Weigel

Chris Christie on How He Broke the Unions

The hand that does the breaking

Photo by Alex Wong/Getty Images

One downside of picking fights with factions of your party is that those factions can show up to your speeches. Chris Christie demanded, and thought he got, an off-the-record speech to the Republican National Committee. But someone in the room recorded the whole thing and gave it to James Hohmann, whose reporting produced the umpteenth Christie spat. “I’m not going to be one of these people who’s going to come and call our party stupid,” he said. That’s seen as a rap on Bobby Jindal, even though Jindal has since (in the pages of Politico!) agreed that the party should stop wearing the hairshirt.

I thought Christie’s proud boast of how he’d broken the unions was more interesting. He described the New Jersey Education Association as the bully “standing there with their arms folded across their chest staring at you” when you’re new in school, and declared that he’d beaten them. Which he had.

“We have the endorsement of 24 building-trade unions,” he said. “We have an opportunity as a political party to drive a wedge in the union movement, and the laboratory where that’s happening right now is in my state.”
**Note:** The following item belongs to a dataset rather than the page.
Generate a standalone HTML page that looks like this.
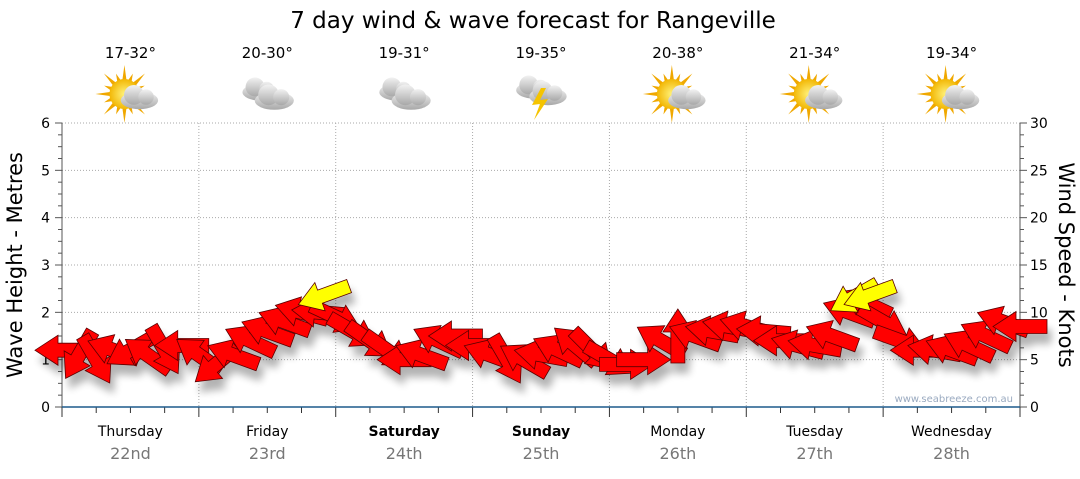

One problem: How much of this is long-term and how much is benefiting only Christie? The governor decisively beat the unions in 2010 and 2011, but when the November 2011 elections came, his Republicans lost a seat in the Assembly and gained nothing in the Senate. In the last Quinnipiac poll, 20 percent of voters said they were more likely to back a legislative candidate if Christie did, and 17 percent said they were less likely—basically a wash. In the previous poll, by a 15-point margin, an electorate that planned to vote for Christie said it preferred a Democratic legislature.

Christie cleverly avoided a busy general election by scheduling the special U.S. Senate race (which Cory Booker will win in a landslide) a few weeks before the state races. That might lead to a Republican upset. If it doesn’t, Christie will win in the manner Richard Nixon won his presidential elections—a sweeping personal victory with little benefit down the ballot.